In Conversation with Our New Advisor: Sharon Walbert
When considering who to welcome as a formal advisor, we look for experts who can move fluently between the technical detail and real-world implementation; a combination which is often tricky to find.
This year, we were fortunate to welcome Sharon Walbert to our network, who brings three decades of experience navigating global food and agriculture value chains.
We sat down with Sharon to explore some of the big questions facing our sector today.
For a fuller introduction to Sharon, click here to view her profile page.

Rosie: We see enormous opportunity ahead for our portfolio in driving scale through partnerships with incumbent corporates. From your experience inside global food and bioindustrial companies, what does a “smart partnership” look like today, one that accelerates scale without sacrificing long-term strategic advantage?

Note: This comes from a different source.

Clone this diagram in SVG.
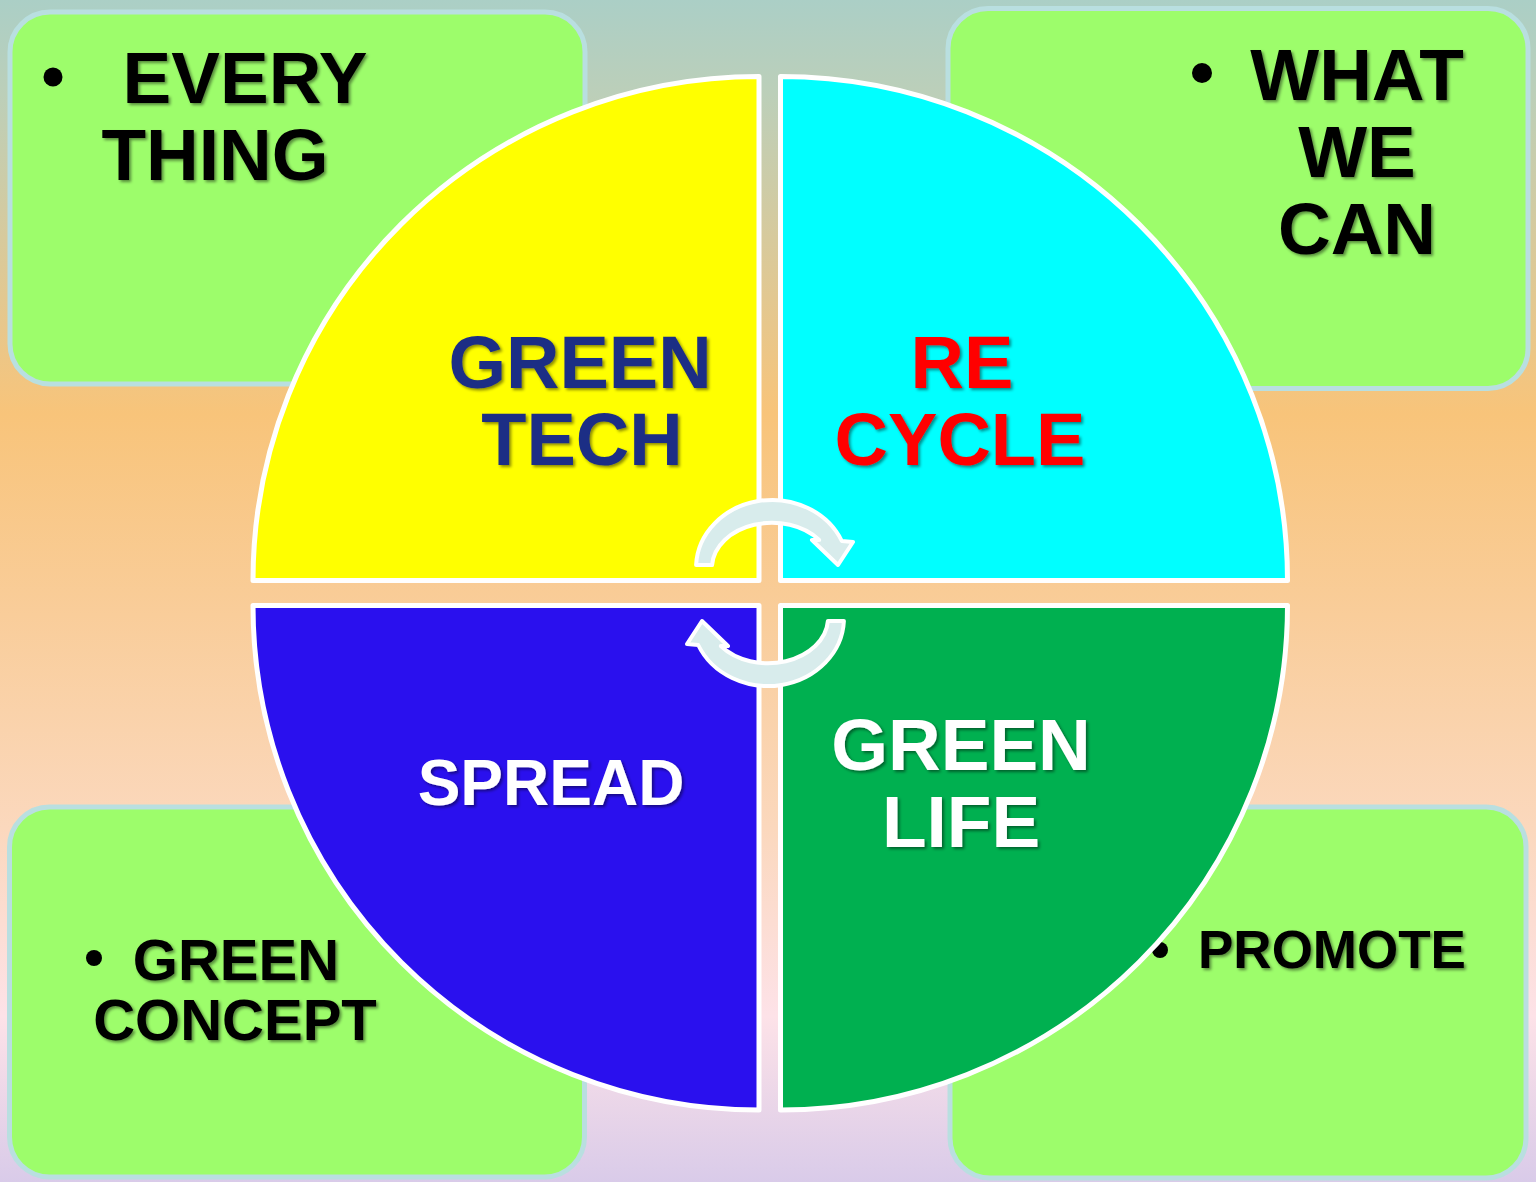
<svg xmlns="http://www.w3.org/2000/svg" width="1536" height="1182" viewBox="0 0 1536 1182">
<defs>
<linearGradient id="bg" x1="0" y1="0" x2="0" y2="1">
<stop offset="0" stop-color="#abcfc6"/>
<stop offset="0.08" stop-color="#bccfb9"/>
<stop offset="0.35" stop-color="#f8c47a"/>
<stop offset="0.52" stop-color="#f9cd9a"/>
<stop offset="0.7" stop-color="#fbd8bd"/>
<stop offset="0.86" stop-color="#fde2e8"/>
<stop offset="1" stop-color="#d9cbe9"/>
</linearGradient>
<filter id="sh" x="-10%" y="-10%" width="130%" height="130%">
<feDropShadow dx="2" dy="2" stdDeviation="1.5" flood-color="#000" flood-opacity="0.45"/>
</filter>
<style>
.box{fill:#9dfd6b;stroke:#b9dfe0;stroke-width:5}
.q{stroke:#fff;stroke-width:5;stroke-linejoin:round}
.t{font-family:"Liberation Sans",Arial,sans-serif;font-weight:bold;text-anchor:middle;filter:url(#sh)}
.bl{fill:#000}
.arr{fill:#d8ecec;stroke:#fff;stroke-width:4;stroke-linejoin:round}
</style>
</defs>
<rect x="0" y="0" width="1536" height="1182" fill="url(#bg)"/>

<g id="box-tl">
<rect class="box" x="10" y="12" width="575" height="372" rx="40"/>
<circle class="bl" cx="53" cy="77" r="9.5"/>
<text class="t" x="245" y="103" font-size="73">EVERY</text>
<text class="t" x="215" y="180" font-size="73">THING</text>
</g>
<g id="box-tr">
<rect class="box" x="948" y="8.5" width="580" height="380" rx="40"/>
<circle class="bl" cx="1202" cy="73" r="10"/>
<text class="t" x="1357" y="100" font-size="73">WHAT</text>
<text class="t" x="1357" y="177" font-size="73">WE</text>
<text class="t" x="1357" y="254" font-size="73">CAN</text>
</g>
<g id="box-bl">
<rect class="box" x="9.5" y="807" width="575" height="370" rx="40"/>
<circle class="bl" cx="94" cy="958" r="8"/>
<text class="t" x="236" y="980" font-size="58">GREEN</text>
<text class="t" x="235" y="1040" font-size="58">CONCEPT</text>
</g>
<g id="box-br">
<rect class="box" x="950" y="807" width="576" height="371" rx="40"/>
<circle class="bl" cx="1160" cy="950" r="8"/>
<text class="t" x="1332" y="968" font-size="53">PROMOTE</text>
</g>

<g id="q-tech">
<path class="q" fill="#ffff00" d="M759 580.5 L253 580.5 A506 504 0 0 1 759 76.5 Z"/>
<text class="t" x="580" y="388" font-size="74" fill="#1c2e85">GREEN</text>
<text class="t" x="582" y="465" font-size="74" fill="#1c2e85">TECH</text>
</g>
<g id="q-recycle">
<path class="q" fill="#00ffff" d="M780.5 580.5 L780.5 76.5 A507 504 0 0 1 1287.5 580.5 Z"/>
<text class="t" x="962" y="388" font-size="74" fill="#ff0000">RE</text>
<text class="t" x="960" y="465" font-size="74" fill="#ff0000">CYCLE</text>
</g>
<g id="q-spread">
<path class="q" fill="#2a10ee" d="M759 605.5 L759 1110 A506 504.5 0 0 1 253 605.5 Z"/>
<text class="t" x="551" y="805" font-size="64" fill="#ffffff">SPREAD</text>
</g>
<g id="q-life">
<path class="q" fill="#00b050" d="M780.5 605.5 L1287.5 605.5 A507 504.5 0 0 1 780.5 1110 Z"/>
<text class="t" x="961" y="770" font-size="73" fill="#ffffff">GREEN</text>
<text class="t" x="961" y="847" font-size="73" fill="#ffffff">LIFE</text>
</g>

<g id="connectors">
<path class="arr" d="M696.1 565 A76 68 0 0 1 841.8 541 L853 542 L838 565 L812 540 L819.2 540 A60 45 0 0 0 712.1 565 Z"/>
<path class="arr" transform="rotate(180 770 593)" d="M696.1 565 A76 68 0 0 1 841.8 541 L853 542 L838 565 L812 540 L819.2 540 A60 45 0 0 0 712.1 565 Z"/>
</g>
</svg>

Sharon: The best partnerships are built on transparency, clear objectives from both partners, and a mutual understanding that both parties must be successful for either to win. I’ve seen too many “partnership" discussions derailed too early in the process because one or both parties aren’t clear on what they truly want and ask for too much for fear of missing out on something they don’t even want. Having the right decision makers from both parties (usually a P&L owner at a corporate) is critical. I counsel founders to be firm and transparent with potential corporate partners to achieve outcomes that enhance not limit the potential value of the company. Founders have more leverage than they think.
Rosie: We’ve taken the view that there won’t be one single winning production platform (e.g. cell cultivation, plant molecular farming, continuous fermentation); each will have its role to play in the system. From your perspective, where do you see the greatest opportunity for durable scale over the next decade? And what practical constraints (regulatory, supply chain, procurement behaviour) will most determine who captures that opportunity?
Sharon: I hate to sound cynical, but the last several years have shown that what drives adoption and change in the food system is:
1) Scarcity - Both the supply disruptions caused by the war in Ukraine and the recent cocoa crisis showed that CPGs are unwilling to change at any price until commodities became unavailable. Then, they look for ready alternatives, even if at a premium. What is most at risk? What can be scaled in a relatively short timeframe with readily accessible raw materials? Achieving durable scale requires adoption by the largest MNCs for whom reliability of supply is key. You can’t replace a scare commodity with another challenged or fragmented supply chain.
2) Cost optimization - Affordability will continue to be a struggle for consumers worldwide, and CPGs are more limited in their ability to pass increases onto consumers. So, cost parity is a must. Cost reduction should be the goal.
3) Asset utilization/technologies that fit core competencies - Technologies requiring complementary assets or unit operations similar or complementary to existing scaled technology (fermentation, extraction, separation) have an easier path to acceptance due to avoidance of capital and core competency fit.
Rosie: What made you want to work with Synthesis, and what has your experience of working with the team been like so far?
Sharon: I love working with good humans who are also smart business people trying to solve real problems. Synthesis believes not only that the challenges of our global food system must be solved, but that they can be solved profitably in the hands of the right founders. Their approach with founders is both collaborative and delivered with a healthy dose of reality.